Putting up with the Flac-co
By Eric Wilkins, Staff Writer
So Joe Flacco finally got his hands on the Super Bowl and immortalized himself in the minds of Baltimore Ravens fans. He’s definitely an “elite” quarterback now; MVP of the big game, it can’t possibly get any better, right?
Hold your horses.
Getting a Super Bowl win under your belt is all fine and dandy, but it doesn’t automatically make a QB elite. And if you think it does, I’d like to mention the names of Trent Dilfer and Brad Johnson, and, though I’m sure there’s more debate on these two, Eli Manning and Ben Roethlisberger. A ring doesn’t instantly make anyone a great spouse, so why should it be that way for football?

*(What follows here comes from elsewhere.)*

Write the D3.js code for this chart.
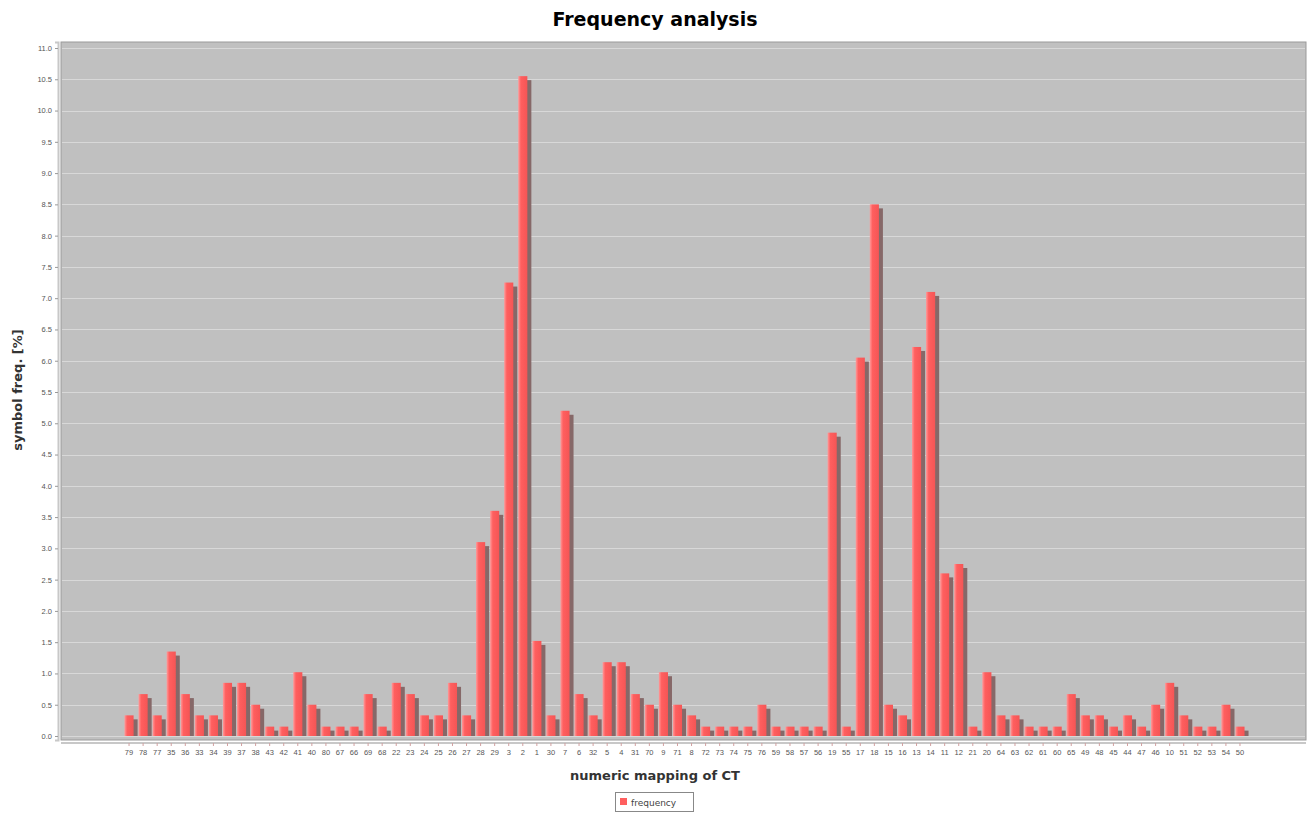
<!DOCTYPE html>
<html>
<head>
<meta charset="utf-8">
<script src="https://cdn.jsdelivr.net/npm/d3@7"></script>
<style>
  body { margin: 0; background: #fff; }
  svg { display: block; font-family: "DejaVu Sans", sans-serif; }
</style>
</head>
<body>
<svg id="chart" width="1309" height="814"></svg>
<script>
// categories in display order
const categories = ['79','78','77','35','36','33','34','39','37','38','43','42','41','40','80','67','66','69','68','22',
  '23','24','25','26','27','28','29','3','2','1','30','7','6','32','5','4','31','70','9','71',
  '8','72','73','74','75','76','59','58','57','56','19','55','17','18','15','16','13','14','11','12',
  '21','20','64','63','62','61','60','65','49','48','45','44','47','46','10','51','52','53','54','50'];

// symbol frequency [%]
const frequency = [0.33,0.67,0.33,1.35,0.67,0.33,0.33,0.85,0.85,0.5,0.15,0.15,1.02,0.5,0.15,0.15,0.15,0.67,0.15,0.85,
  0.67,0.33,0.33,0.85,0.33,3.1,3.6,7.25,10.55,1.52,0.33,5.2,0.67,0.33,1.18,1.18,0.67,0.5,1.02,0.5,
  0.33,0.15,0.15,0.15,0.15,0.5,0.15,0.15,0.15,0.15,4.85,0.15,6.05,8.5,0.5,0.33,6.22,7.1,2.6,2.75,
  0.15,1.02,0.33,0.33,0.15,0.15,0.15,0.67,0.33,0.33,0.15,0.33,0.15,0.5,0.85,0.33,0.15,0.15,0.5,0.15];

const yTicks = d3.range(0, 11.01, 0.5);

const svg = d3.select('#chart');
const plot = { left: 61, right: 1306, top: 42, bottom: 740 };

const x = d3.scaleBand()
  .domain(categories)
  .range([122, 1247])
  .paddingInner(0.35)
  .paddingOuter(0.175);

const y = d3.scaleLinear()
  .domain([-0.064, 11.096])
  .range([plot.bottom, plot.top]);

// gradient for bars
const defs = svg.append('defs');
const grad = defs.append('linearGradient').attr('id', 'barGrad')
  .attr('x1', '0%').attr('x2', '100%').attr('y1', '0%').attr('y2', '0%');
grad.append('stop').attr('offset', '0%').attr('stop-color', '#ff9a9a');
grad.append('stop').attr('offset', '30%').attr('stop-color', '#ff5f5f');
grad.append('stop').attr('offset', '100%').attr('stop-color', '#f55555');

// title
svg.append('text')
  .attr('x', 655).attr('y', 26)
  .attr('text-anchor', 'middle')
  .attr('font-size', '19px').attr('font-weight', 'bold')
  .attr('fill', '#000')
  .text('Frequency analysis');

// plot background
svg.append('rect')
  .attr('x', plot.left).attr('y', plot.top)
  .attr('width', plot.right - plot.left).attr('height', plot.bottom - plot.top)
  .attr('fill', '#c0c0c0')
  .attr('stroke', '#9a9a9a').attr('stroke-width', 1);

// gridlines
svg.append('g')
  .selectAll('line')
  .data(yTicks)
  .join('line')
  .attr('x1', plot.left + 1).attr('x2', plot.right - 1)
  .attr('y1', d => Math.round(y(d)) + 0.5).attr('y2', d => Math.round(y(d)) + 0.5)
  .attr('stroke', '#d8d8d8').attr('stroke-width', 1);

// y axis
const yAxis = svg.append('g')
  .attr('transform', `translate(${plot.left - 3},0)`)
  .call(d3.axisLeft(y).tickValues(yTicks).tickFormat(d3.format('.1f')).tickSize(3).tickPadding(3));
yAxis.select('.domain').attr('stroke', '#c8c8c8').attr('stroke-width', 2);
yAxis.selectAll('.tick line').attr('stroke', '#999');
yAxis.selectAll('text').attr('font-size', '7.5px').attr('fill', '#555');

// x axis
const xAxis = svg.append('g')
  .attr('transform', `translate(0,${plot.bottom + 3})`)
  .call(d3.axisBottom(x).tickSize(3).tickPadding(4));
xAxis.select('.domain').attr('d', `M${plot.left},0H${plot.right}`).attr('stroke', '#c8c8c8').attr('stroke-width', 2);
xAxis.selectAll('.tick line').attr('stroke', '#d0a0a0');
xAxis.selectAll('text').attr('font-size', '7.5px').attr('fill', '#555');

// bars: shadow then main bar
const bars = svg.append('g');
bars.selectAll('rect.shadow')
  .data(frequency)
  .join('rect')
  .attr('class', 'shadow')
  .attr('x', (d, i) => x(categories[i]) + 4)
  .attr('y', d => y(d) + 4)
  .attr('width', x.bandwidth())
  .attr('height', d => Math.max(0, y(0) - y(d) - 4))
  .attr('fill', '#866868');
bars.selectAll('rect.bar')
  .data(frequency)
  .join('rect')
  .attr('class', 'bar')
  .attr('x', (d, i) => x(categories[i]))
  .attr('y', d => y(d))
  .attr('width', x.bandwidth())
  .attr('height', d => y(0) - y(d))
  .attr('fill', 'url(#barGrad)');

// axis labels
svg.append('text')
  .attr('transform', 'translate(22,390) rotate(-90)')
  .attr('text-anchor', 'middle')
  .attr('font-size', '13px').attr('font-weight', 'bold')
  .attr('fill', '#333')
  .text('symbol freq. [%]');

svg.append('text')
  .attr('x', 655).attr('y', 780)
  .attr('text-anchor', 'middle')
  .attr('font-size', '13px').attr('font-weight', 'bold')
  .attr('fill', '#333')
  .text('numeric mapping of CT');

// legend
const legend = svg.append('g').attr('transform', 'translate(615,792)');
legend.append('rect')
  .attr('x', 0.5).attr('y', 0.5).attr('width', 78).attr('height', 19)
  .attr('fill', '#fff').attr('stroke', '#888');
legend.append('rect')
  .attr('x', 5).attr('y', 6).attr('width', 7).attr('height', 7)
  .attr('fill', '#ff5f5f');
legend.append('text')
  .attr('x', 16).attr('y', 13.5)
  .attr('font-size', '9px').attr('fill', '#444')
  .text('frequency');
</script>
</body>
</html>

Flacco, if nothing else, has been consistent throughout his career. His stats this year are roughly the average of what he’s done for the last four: 3,817 yards passing, 22 touchdowns, 10 interceptions, 59.7 completion percentage. Good stats, yes, but great? Elite? Definitely not. For added measure, the pivots closest to him (passing yards, and touchdown to interception ratio being the key factors) are Sam Bradford (3,702 yards passing, 21 touchdowns, 13 interceptions), Matt Schaub (4,008 yards passing, 22 touchdowns, 12 interceptions), and Carson Palmer (4,018 yard passing, 22 touchdowns, 14 interceptions). Schaub’s completion percentage (64.3), however, is almost 4 per cent higher than Flacco’s so he will be dismissed. Now, much as I love my Rams, Bradford is far from an elite quarterback. He may get there one day, but he sure hasn’t gotten there yet. Palmer, on the other hand, is a washed up has-been. His Pro Bowl days in Cincy are long gone, and I’m sure Raiders fans grimace every time they think about the king’s ransom they paid to get him. With a young, struggling signal caller and an old man past his prime as company, do you really think Flacco deserves to be counted among the top dogs?
Supporters of Flacco will be quick to bring up the fact that the game isn’t played on paper and stats don’t tell the whole story. I completely agree. If one were to judge how good Flacco is based purely on how he played in the playoffs, I would say he’s definitely one of the best in the league. He got hot at the right time. But the best are the best for a reason; they show up for every single game. Flacco, however, has a tendency to disappear at times. Taking the season finale out of the equation, he lost three of his last four games. The Ravens went from being a sure-fire first round bye to a wildcard spot. One could argue that Flacco didn’t play badly in those games/he didn’t lose the games, but the flipside of that is that he sure didn’t win them. The top pivots will find a way to win, or at least keep their team in the game. Drew Brees was playing out of his skin when the Saints got off to a rough start this year. His defense was non-existent, but Brees made sure his opponents looked just as bad.
Flacco, this year’s run aside, has never truly looked like a QB who can just take over a game. He doesn’t have that poise, that confidence, that winning aura that the Tom Bradys and Aaron Rodgers give off. Flacco is nothing more than a glorified game manager. He’s good not great. Until Flacco learns how to take that next step, he’ll just be another average Joe.